Durante mucho tiempo, a bordo sólo
llevé libros sobre el mar. Es una vieja costumbre. Quizá porque he leído
demasiados de ellos, hace un par de años empecé a admitir polizones terrícolas
en la biblioteca marinera, donde antes estaban proscritos. Aun así, éstos
siguen siendo pocos, y por lo general se relacionan con la novela que estoy
escribiendo en cada momento. Lo seguro es que vuelvo una y otra vez a los de
siempre, los marinos, releyéndolos a menudo. Hace poco dediqué una temporada a
calzarme por enésima vez todas las novelas de Joseph Conrad que tienen el mar y
a los marinos por protagonistas, empezando por la Línea de sombra y
acabando por el ejemplar de El espejo de mar traducido por
Javier Marías que siempre llevo a bordo. En realidad, la biblioteca del barco
se reparte en tres zonas. Bajo la mesa de la camareta llevo los derroteros y
los libros de señales, faros y mareas, y en las estanterías sobre la entrada al
motor van los libros técnicos e históricos, incluidos los dos derroteros de
Tofiño -es asombroso cómo aún son útiles para un velero, dos siglos y medio
después- y también, lleno de subrayados y notas, el sobado e
imprescindible Navegación con mal tiempo, de Adlard Coles. Con
ellos, entre otros, elDiccionario marítimo de O'Scanlan, dos obras
de Fernández de Navarrete en las que me sumerjo gozoso de vez en cuando (Historia
de la Náutica y los cinco magníficos volúmenes de Viajes y
descubrimientos de los españoles) y varios clásicos lomos amarillos de
Editorial Juventud, entre ellos mis dos favoritos, que también lo fueron de mi
padre: Corsarios alemanes en la Primera Guerra Mundial y Corsarios
alemanes en la Segunda Guerra Mundial.
Los libros que más se renuevan a
bordo son los de la tercera zona, correspondiente a novelas y otros libros de
ficción que ocupan estantes y armarios en la camareta. Por ahí han pasado, y
regresan de vez en cuando, los 20 volúmenes de la serie Capitán de mar
y guerra, de Patrick O'Brian, así como los de Alexander Kent y C. S.

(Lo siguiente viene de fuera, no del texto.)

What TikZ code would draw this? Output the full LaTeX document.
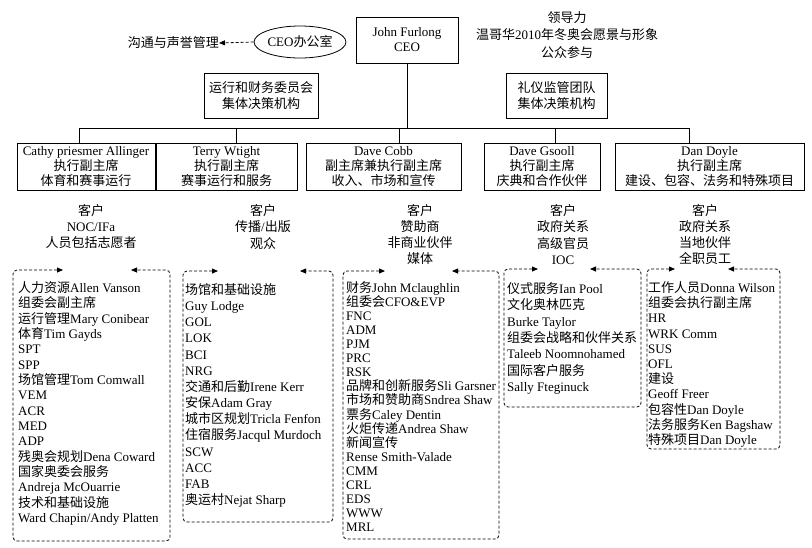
\documentclass[tikz,border=0pt]{standalone}
\usepackage{fontspec}
\setmainfont{Liberation Serif}
\newfontfamily\cjk{Noto Sans CJK SC}
\usetikzlibrary{arrows.meta,shapes.geometric}
\newXeTeXintercharclass\CJKcls
\newcount\cjkcnt
\cjkcnt="3000 \loop\XeTeXcharclass\cjkcnt=\CJKcls\relax\ifnum\cjkcnt<"303F \advance\cjkcnt by 1 \repeat
\cjkcnt="4E00 \loop\XeTeXcharclass\cjkcnt=\CJKcls\relax\ifnum\cjkcnt<"9FFF \advance\cjkcnt by 1 \repeat
\cjkcnt="FF00 \loop\XeTeXcharclass\cjkcnt=\CJKcls\relax\ifnum\cjkcnt<"FFEF \advance\cjkcnt by 1 \repeat
\XeTeXinterchartoks 0 \CJKcls = {\cjk}
\XeTeXinterchartoks 4095 \CJKcls = {\cjk}
\XeTeXinterchartoks \CJKcls 0 = {\rmfamily}
\XeTeXinterchartoks \CJKcls 4095 = {\rmfamily}
\XeTeXinterchartokenstate=1
\tikzset{
  ln/.style={line width=0.8pt},
  bx/.style={draw, line width=0.8pt, align=center, inner sep=0pt, font=\fontsize{13}{15}\selectfont},
  txt/.style={align=center, inner sep=0pt, font=\fontsize{13}{16.3}\selectfont},
  item/.style={anchor=base west, inner sep=0pt, font=\fontsize{13}{15}\selectfont},
  tipa/.tip={Triangle[length=6pt,width=5pt]},
  dbox/.style={dash pattern=on 3pt off 2pt, line width=0.8pt, rounded corners=4pt, tipa-tipa},
  darrow/.style={dash pattern=on 3pt off 2pt, line width=0.8pt, -tipa}
}
\begin{document}
\begin{tikzpicture}[x=1pt,y=-1pt]
\useasboundingbox (0,0) rectangle (812,547);
\fill[white] (0,0) rectangle (812,547);
% top level
\node[bx, minimum width=102pt, minimum height=46pt] (ceo) at (407,40) {John Furlong\\CEO};
\node[draw, ellipse, line width=0.8pt, minimum width=88pt, minimum height=32pt, inner sep=0pt, font=\fontsize{13}{15}\selectfont] (off) at (300,42) {CEO办公室};
\node[inner sep=0pt, anchor=east, font=\fontsize{13}{15}\selectfont] (comm) at (219,43) {沟通与声誉管理};
\draw[darrow] (off.west) -- (comm.east);
\node[txt, font=\fontsize{13}{17.5}\selectfont] (lead) at (567,35) {领导力\\温哥华2010年冬奥会愿景与形象\\公众参与};
\node[bx, minimum width=114pt, minimum height=45pt, font=\fontsize{13}{16}\selectfont] (cm1) at (261,95.5) {运行和财务委员会\\集体决策机构};
\node[bx, minimum width=101pt, minimum height=45pt, font=\fontsize{13}{16}\selectfont] (cm2) at (556.5,95.5) {礼仪监管团队\\集体决策机构};
% VP boxes
\node[bx, minimum width=138pt, minimum height=47pt] (vp1) at (86,167) {Cathy priesmer Allinger\\执行副主席\\体育和赛事运行};
\node[bx, minimum width=141pt, minimum height=47pt] (vp2) at (226.5,167) {Terry Wtight\\执行副主席\\赛事运行和服务};
\node[bx, minimum width=155pt, minimum height=47pt] (vp3) at (383.5,167) {Dave Cobb\\副主席兼执行副主席\\收入、市场和宣传};
\node[bx, minimum width=116pt, minimum height=47pt] (vp4) at (542,167) {Dave Gsooll\\执行副主席\\庆典和合作伙伴};
\node[bx, minimum width=189pt, minimum height=47pt] (vp5) at (709.5,167) {Dan Doyle\\执行副主席\\建设、包容、法务和特殊项目};
% bus
\coordinate (d1) at (79,128);
\coordinate (d2) at (236,128);
\coordinate (d3) at (399,128);
\coordinate (d4) at (555,128);
\coordinate (d5) at (689,128);
\draw[ln] (ceo.south) -- (ceo.south |- d1);
\draw[ln] (d1) -- (d5);
\draw[ln] (d1) -- (d1 |- vp1.north);
\draw[ln] (d2) -- (d2 |- vp2.north);
\draw[ln] (d3) -- (d3 |- vp3.north);
\draw[ln] (d4) -- (d4 |- vp4.north);
\draw[ln] (d5) -- (d5 |- vp5.north);
% clients
\node[txt] (c1) at (91,226.7) {客户\\NOC/IFa\\人员包括志愿者};
\node[txt] (c2) at (263,226.7) {客户\\传播/出版\\观众};
\node[txt] (c3) at (420,234.5) {客户\\赞助商\\非商业伙伴\\媒体};
\node[txt] (c4) at (563,234.5) {客户\\政府关系\\高级官员\\IOC};
\node[txt] (c5) at (705,234.5) {客户\\政府关系\\当地伙伴\\全职员工};
% dashed boxes
\draw[dbox] (63,270) -- (13,270) -- (13,541) -- (170,541) -- (170,270) -- (131,270);
\draw[dbox] (218,271) -- (183,271) -- (183,522) -- (333,522) -- (333,271) -- (300,271);
\draw[dbox] (385,271) -- (343,271) -- (343,539) -- (499,539) -- (499,271) -- (452,271);
\draw[dbox] (538,269) -- (504,269) -- (504,407) -- (641,407) -- (641,269) -- (590,269);
\draw[dbox] (675,269) -- (647,269) -- (647,449) -- (780,449) -- (780,269) -- (728,269);
\foreach \t [count=\i] in {人力资源Allen Vanson,组委会副主席,运行管理Mary Conibear,体育Tim Gayds,SPT,SPP,场馆管理Tom Comwall,VEM,ACR,MED,ADP,残奥会规划Dena Coward,国家奥委会服务,Andreja McOuarrie,技术和基础设施,Ward Chapin/Andy Platten}
  \node[item] (a\i) at (18,{292.5+15.33*(\i-1)}) {\t};
\foreach \t [count=\i] in {场馆和基础设施,Guy Lodge,GOL,LOK,BCI,NRG,交通和后勤Irene Kerr,安保Adam Gray,城市区规划Tricla Fenfon,住宿服务Jacqul Murdoch,SCW,ACC,FAB,奥运村Nejat Sharp}
  \node[item] (b\i) at (185,{294.5+16.15*(\i-1)}) {\t};
\foreach \t [count=\i] in {财务John Mclaughlin,组委会CFO\&EVP,FNC,ADM,PJM,PRC,RSK,品牌和创新服务Sli Garsner,市场和赞助商Sndrea Shaw,票务Caley Dentin,火炬传递Andrea Shaw,新闻宣传,Rense Smith-Valade,CMM,CRL,EDS,WWW,MRL}
  \node[item] (e\i) at (346,{292.5+14.06*(\i-1)}) {\t};
\foreach \t [count=\i] in {仪式服务Ian Pool,文化奥林匹克,Burke Taylor,组委会战略和伙伴关系,Taleeb Noomnohamed,国际客户服务,Sally Fteginuck}
  \node[item] (f\i) at (507,{293.5+16.3*(\i-1)}) {\t};
\foreach \t [count=\i] in {工作人员Donna Wilson,组委会执行副主席,HR,WRK Comm,SUS,OFL,建设,Geoff Freer,包容性Dan Doyle,法务服务Ken Bagshaw,特殊项目Dan Doyle}
  \node[item] (g\i) at (648,{292.5+15.2*(\i-1)}) {\t};
\end{tikzpicture}
\end{document}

Forester -los de la serie Ramage de Dudley Pope, sólo
disfrutables por anglosajones cretinos aficionados al tópico, los arrojé hace
años por la borda-. También, por supuesto, con amarre fijo en un estante, Moby
Dick, de Melville, y la trilogía de Nordhoff y Hall sobre la Bounty.
A eso hay que añadir la soberbia novela El cazador de barcos, de
Justin Scott, La Cacería, del gran Alejandro Paternain, El
enigma de las arenas, de R. E. Childers -una de las más hermosas novelas
sobre mar y espionaje que leí nunca-, y la obra maestra sobre la batalla del
Atlántico: Mar Cruel, de Nicholas Monsarrat. Cuya magnífica
película, aunque sólo puede encontrarse en inglés, regalo a mis amigos cada vez
que me la tropiezo.
Libros y mar, en resumen. Memoria,
aventura, navegación. Y la tierra, bien lejos. Les aseguro que no puedo
imaginar combinación más feliz. Situación más perfecta.